Stream Restoration Is Influenced by Details of Engineered Habitats at a Headwater Mine Site

Abstract

A lack of information regarding which ecological factors influence restoration success or failure has hindered scientifically based restoration decision-making. We focus on one headwater site to examine factors influencing divergent ecological outcomes of two post-mining stream restoration projects designed to improve instream conditions following 70 years of mining impacts. One project was designed to simulate natural stream conditions by creating a morphologically complex channel with high habitat heterogeneity (HH-reach). A second project was designed to reduce contaminants and sediment using a sand filter along a straight, armored channel, which resulted in different habitat characteristics and comparatively low habitat heterogeneity (LH-reach). Within 2 years of completion, stream habitat parameters and community composition within the HH-reach were similar to those of reference reaches. In contrast, habitat and community composition within the LH-reach differed substantially from reference reaches, even 7–8 years after project completion. We found that an interaction between low gradient and high light availability, created by the LH-reach design, facilitated a Chironomid-Nostoc mutualism. These symbionts dominated the epilithic surface of rocks and there was little habitat for tailed frog larvae, bioavailable macroinvertebrates, and fish.
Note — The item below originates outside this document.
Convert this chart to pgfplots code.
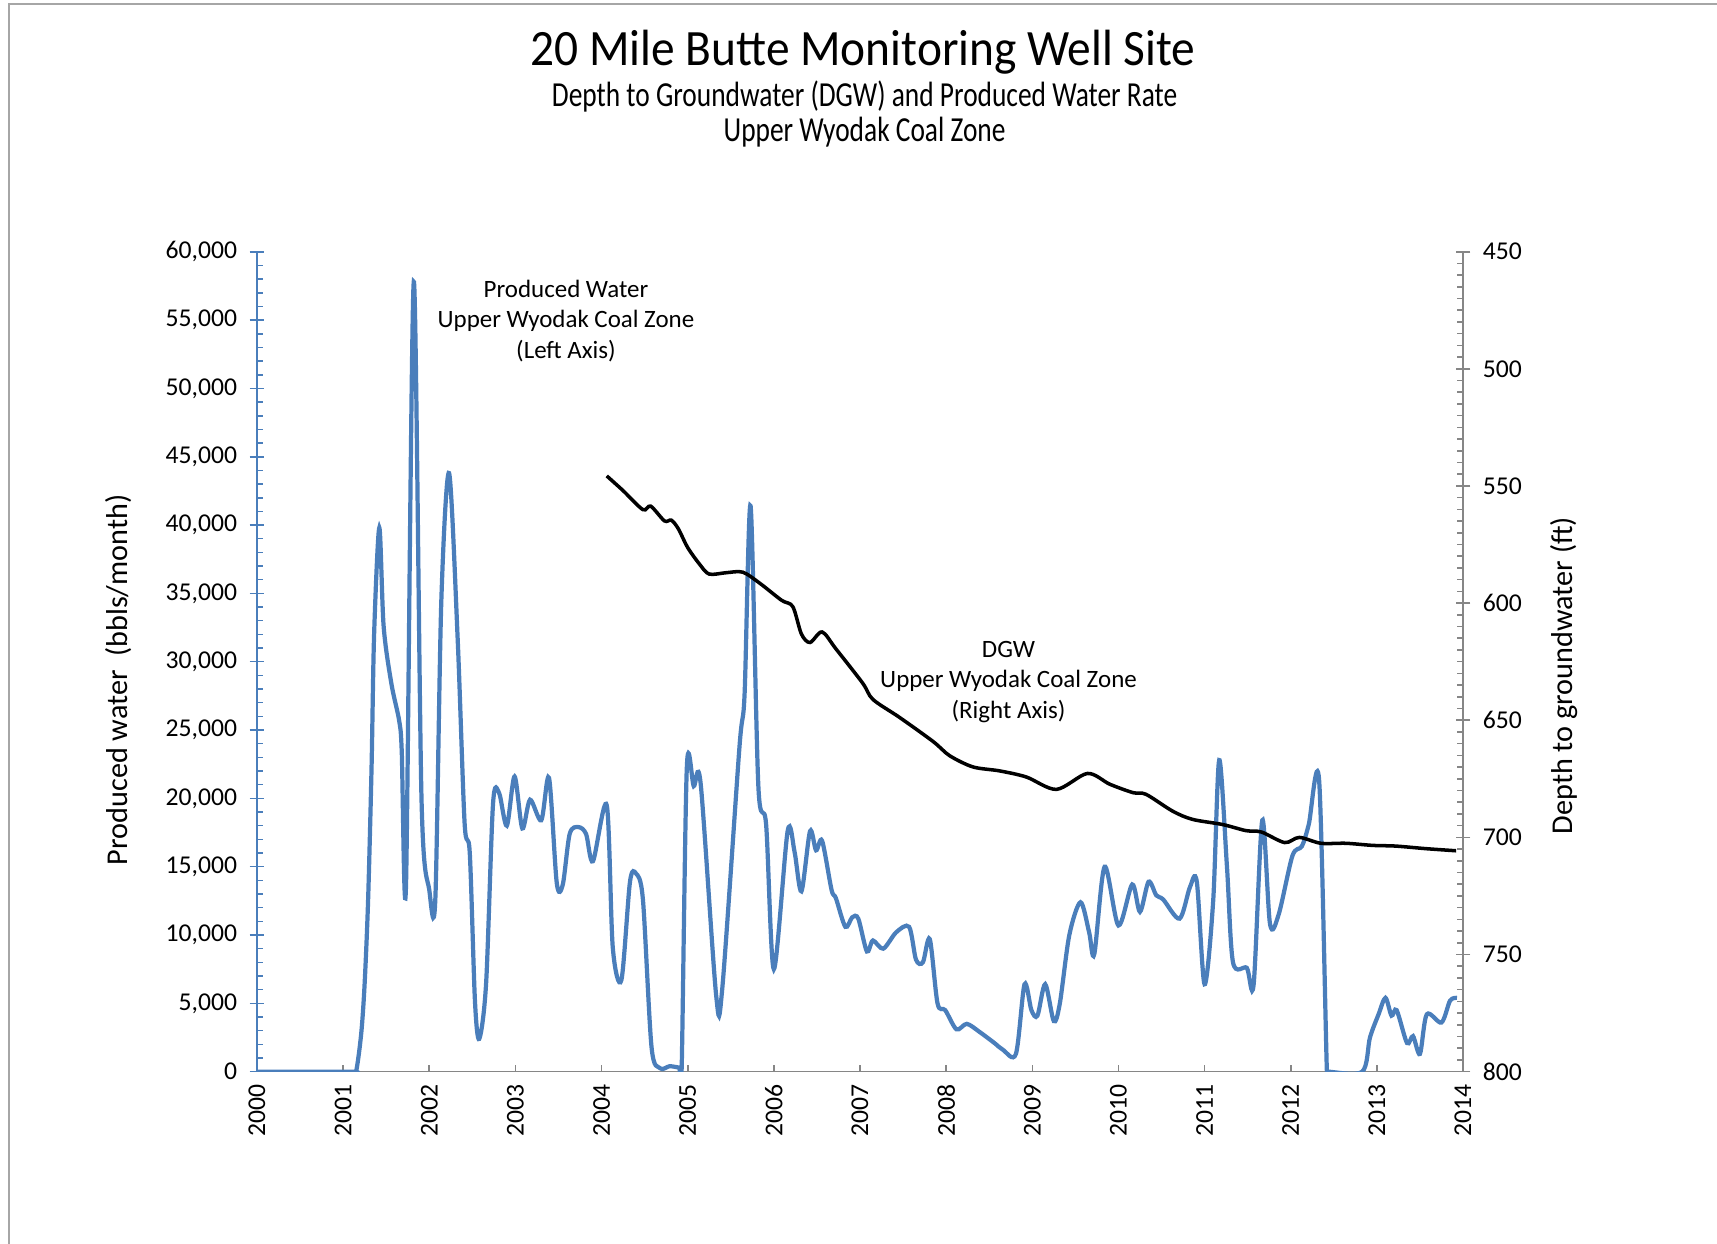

After controlling for habitat quantity, potential colonizing species’ traits, and biogeographic factors, we found that habitat characteristics combined to facilitate different ecological outcomes, whereas time since treatment implementation was less influential. We demonstrate that stream communities can respond quickly to restoration of physical characteristics and increased heterogeneity, but “details matter” because interactions between the habitats we create and between the species that occupy them can be complex, unpredictable, and can influence restoration effectiveness.